- _Exercise description_
Write out all of the records precisely. Skip anything that is a picture.
********************
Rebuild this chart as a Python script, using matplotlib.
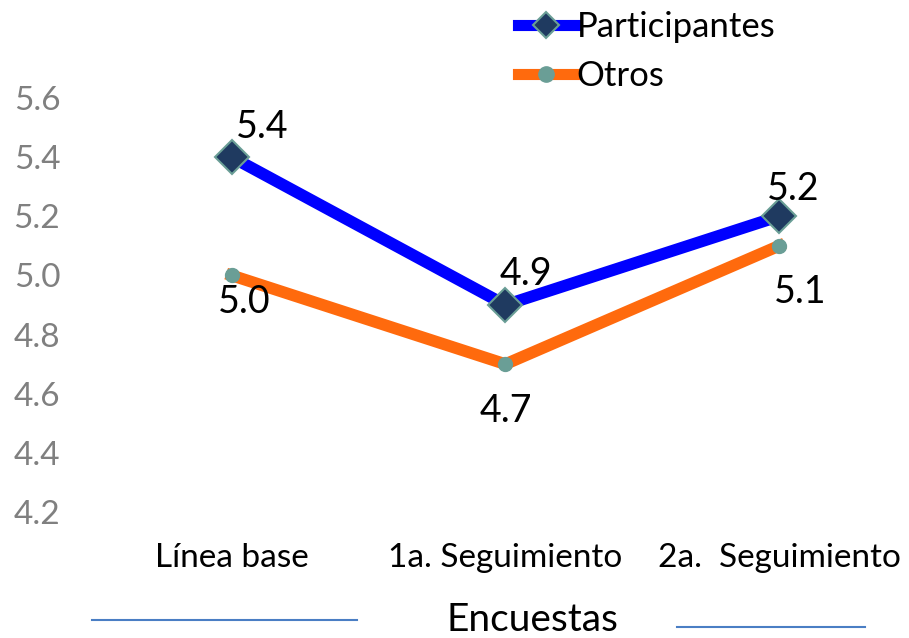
import matplotlib.pyplot as plt
import numpy as np

categorias = ["Línea base", "1a. Seguimiento", "2a.  Seguimiento"]
participantes = [5.4, 4.9, 5.2]
otros = [5.0, 4.7, 5.1]
y_ticks = [4.2, 4.4, 4.6, 4.8, 5.0, 5.2, 5.4, 5.6]

plt.rcParams['font.family'] = ['Lato', 'DejaVu Sans']

fig = plt.figure(figsize=(9.09, 6.38), dpi=100)
ax = fig.add_axes([95 / 909, 126 / 638, 814 / 909, 414 / 638])

x = np.arange(len(categorias))
l1, = ax.plot(x, participantes, color='#0000FF', lw=8.5, marker='D', ms=17,
              mfc='#1F3A60', mec='#6A9E96', mew=1.5, label='Participantes',
              clip_on=False, zorder=3)
l2, = ax.plot(x, otros, color='#FF6A0D', lw=8.5, marker='o', ms=10,
              mfc='#6A9E96', mec='#6A9E96', label='Otros',
              clip_on=False, zorder=3)

# etiquetas de datos
off_p = [(22, 22), (15, 22), (10, 20)]
off_o = [(9, -19), (0, -34), (15, -33)]
for i, v in enumerate(participantes):
    ax.annotate(f"{v:.1f}", (x[i], v), xytext=off_p[i], textcoords='offset points',
                ha='center', va='center', fontsize=27, color='black')
for i, v in enumerate(otros):
    ax.annotate(f"{v:.1f}", (x[i], v), xytext=off_o[i], textcoords='offset points',
                ha='center', va='center', fontsize=27, color='black')

ax.set_xlim(-0.5, 2.475)
ax.set_ylim(4.2, 5.6)
ax.set_yticks(y_ticks)
ax.set_yticklabels([f"{t:.1f}" for t in y_ticks])
ax.set_xticks(x)
ax.set_xticklabels(categorias)
ax.tick_params(axis='y', length=0, pad=25, labelsize=24, labelcolor='#808080')
ax.tick_params(axis='x', length=0, pad=22, labelsize=24, labelcolor='black')
for s in ax.spines.values():
    s.set_visible(False)

fig.text(532 / 909, 1 - 620 / 638, "Encuestas", ha='center', va='center', fontsize=28)
fig.add_artist(plt.Line2D([92 / 909, 357 / 909], [18 / 638, 18 / 638], color='#4A7EC4', lw=1.5))
fig.add_artist(plt.Line2D([677 / 909, 865 / 909], [11 / 638, 11 / 638], color='#4A7EC4', lw=1.5))

leg = fig.legend(handles=[l1, l2], loc='upper left', bbox_to_anchor=(504 / 909, 1.005),
                 frameon=False, fontsize=25, handlelength=1.64, handletextpad=0.05,
                 labelspacing=0.49, borderaxespad=0.0)
for h in leg.legend_handles:
    h.set_linewidth(8)
leg.legend_handles[0].set_markersize(13)
leg.legend_handles[1].set_markersize(11)

fig.savefig("out.png", dpi=100)
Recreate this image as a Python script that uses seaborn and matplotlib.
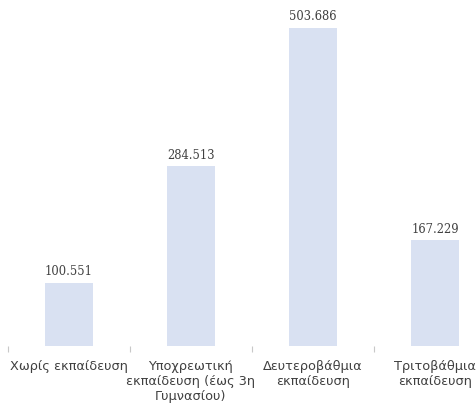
import matplotlib
matplotlib.use("Agg")
import matplotlib.pyplot as plt
import seaborn as sns
import pandas as pd
from matplotlib.ticker import FixedLocator

categories = ["Χωρίς εκπαίδευση", "Υποχρεωτική\nεκπαίδευση (έως 3η\nΓυμνασίου)",
              "Δευτεροβάθμια\nεκπαίδευση", "Τριτοβάθμια\nεκπαίδευση"]
values = [100551, 284513, 503686, 167229]
value_labels = ["100.551", "284.513", "503.686", "167.229"]

sns.set_theme(style="white")
plt.rcParams['font.family'] = ['DejaVu Sans']

df = pd.DataFrame({"cat": categories, "val": values})

fig = plt.figure(figsize=(4.76, 4.05), dpi=100)
W, H = 476, 405
ax = fig.add_axes([8 / W, 59 / H, 468 / W, 346 / H])
sns.barplot(data=df, x="cat", y="val", color="#D9E1F2", saturation=1,
            width=0.4, ax=ax)
for p in ax.patches:
    p.set_edgecolor("none")

ax.set_xlim(-0.5, -0.5 + 468 / 122)
ax.set_ylim(0, 503686 * 346 / 318)
for s in ax.spines.values():
    s.set_visible(False)
ax.set_yticks([])
ax.set_xlabel("")
ax.set_ylabel("")
ax.tick_params(axis="x", which="major", length=0, pad=10, labelsize=9.3,
               labelcolor="#404040")
ax.xaxis.set_minor_locator(FixedLocator([-0.5, 0.5, 1.5, 2.5, 3.5]))
ax.tick_params(axis="x", which="minor", length=4, width=0.8, color="#C8C8C8",
               direction="out", bottom=True)
for lab in ax.get_xticklabels():
    lab.set_linespacing(1.2)

for i, (v, t) in enumerate(zip(values, value_labels)):
    ax.annotate(t, (i, v), xytext=(0, 3.5), textcoords="offset points",
                ha="center", va="bottom", fontsize=8.3, color="#404040",
                family="DejaVu Serif")

fig.savefig("out.png", dpi=100)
********************
- _Solution for this problem_
Rebuild this chart as a Python script, using matplotlib.
import matplotlib.pyplot as plt
import numpy as np

categorias = ["Línea base", "1a. Seguimiento", "2a.  Seguimiento"]
participantes = [5.4, 4.9, 5.2]
otros = [5.0, 4.7, 5.1]
y_ticks = [4.2, 4.4, 4.6, 4.8, 5.0, 5.2, 5.4, 5.6]

plt.rcParams['font.family'] = ['Lato', 'DejaVu Sans']

fig = plt.figure(figsize=(9.09, 6.38), dpi=100)
ax = fig.add_axes([95 / 909, 126 / 638, 814 / 909, 414 / 638])

x = np.arange(len(categorias))
l1, = ax.plot(x, participantes, color='#0000FF', lw=8.5, marker='D', ms=17,
              mfc='#1F3A60', mec='#6A9E96', mew=1.5, label='Participantes',
              clip_on=False, zorder=3)
l2, = ax.plot(x, otros, color='#FF6A0D', lw=8.5, marker='o', ms=10,
              mfc='#6A9E96', mec='#6A9E96', label='Otros',
              clip_on=False, zorder=3)

# etiquetas de datos
off_p = [(22, 22), (15, 22), (10, 20)]
off_o = [(9, -19), (0, -34), (15, -33)]
for i, v in enumerate(participantes):
    ax.annotate(f"{v:.1f}", (x[i], v), xytext=off_p[i], textcoords='offset points',
                ha='center', va='center', fontsize=27, color='black')
for i, v in enumerate(otros):
    ax.annotate(f"{v:.1f}", (x[i], v), xytext=off_o[i], textcoords='offset points',
                ha='center', va='center', fontsize=27, color='black')

ax.set_xlim(-0.5, 2.475)
ax.set_ylim(4.2, 5.6)
ax.set_yticks(y_ticks)
ax.set_yticklabels([f"{t:.1f}" for t in y_ticks])
ax.set_xticks(x)
ax.set_xticklabels(categorias)
ax.tick_params(axis='y', length=0, pad=25, labelsize=24, labelcolor='#808080')
ax.tick_params(axis='x', length=0, pad=22, labelsize=24, labelcolor='black')
for s in ax.spines.values():
    s.set_visible(False)

fig.text(532 / 909, 1 - 620 / 638, "Encuestas", ha='center', va='center', fontsize=28)
fig.add_artist(plt.Line2D([92 / 909, 357 / 909], [18 / 638, 18 / 638], color='#4A7EC4', lw=1.5))
fig.add_artist(plt.Line2D([677 / 909, 865 / 909], [11 / 638, 11 / 638], color='#4A7EC4', lw=1.5))

leg = fig.legend(handles=[l1, l2], loc='upper left', bbox_to_anchor=(504 / 909, 1.005),
                 frameon=False, fontsize=25, handlelength=1.64, handletextpad=0.05,
                 labelspacing=0.49, borderaxespad=0.0)
for h in leg.legend_handles:
    h.set_linewidth(8)
leg.legend_handles[0].set_markersize(13)
leg.legend_handles[1].set_markersize(11)

fig.savefig("out.png", dpi=100)
Recreate this image as a Python script that uses seaborn and matplotlib.
import matplotlib
matplotlib.use("Agg")
import matplotlib.pyplot as plt
import seaborn as sns
import pandas as pd
from matplotlib.ticker import FixedLocator

categories = ["Χωρίς εκπαίδευση", "Υποχρεωτική\nεκπαίδευση (έως 3η\nΓυμνασίου)",
              "Δευτεροβάθμια\nεκπαίδευση", "Τριτοβάθμια\nεκπαίδευση"]
values = [100551, 284513, 503686, 167229]
value_labels = ["100.551", "284.513", "503.686", "167.229"]

sns.set_theme(style="white")
plt.rcParams['font.family'] = ['DejaVu Sans']

df = pd.DataFrame({"cat": categories, "val": values})

fig = plt.figure(figsize=(4.76, 4.05), dpi=100)
W, H = 476, 405
ax = fig.add_axes([8 / W, 59 / H, 468 / W, 346 / H])
sns.barplot(data=df, x="cat", y="val", color="#D9E1F2", saturation=1,
            width=0.4, ax=ax)
for p in ax.patches:
    p.set_edgecolor("none")

ax.set_xlim(-0.5, -0.5 + 468 / 122)
ax.set_ylim(0, 503686 * 346 / 318)
for s in ax.spines.values():
    s.set_visible(False)
ax.set_yticks([])
ax.set_xlabel("")
ax.set_ylabel("")
ax.tick_params(axis="x", which="major", length=0, pad=10, labelsize=9.3,
               labelcolor="#404040")
ax.xaxis.set_minor_locator(FixedLocator([-0.5, 0.5, 1.5, 2.5, 3.5]))
ax.tick_params(axis="x", which="minor", length=4, width=0.8, color="#C8C8C8",
               direction="out", bottom=True)
for lab in ax.get_xticklabels():
    lab.set_linespacing(1.2)

for i, (v, t) in enumerate(zip(values, value_labels)):
    ax.annotate(t, (i, v), xytext=(0, 3.5), textcoords="offset points",
                ha="center", va="bottom", fontsize=8.3, color="#404040",
                family="DejaVu Serif")

fig.savefig("out.png", dpi=100)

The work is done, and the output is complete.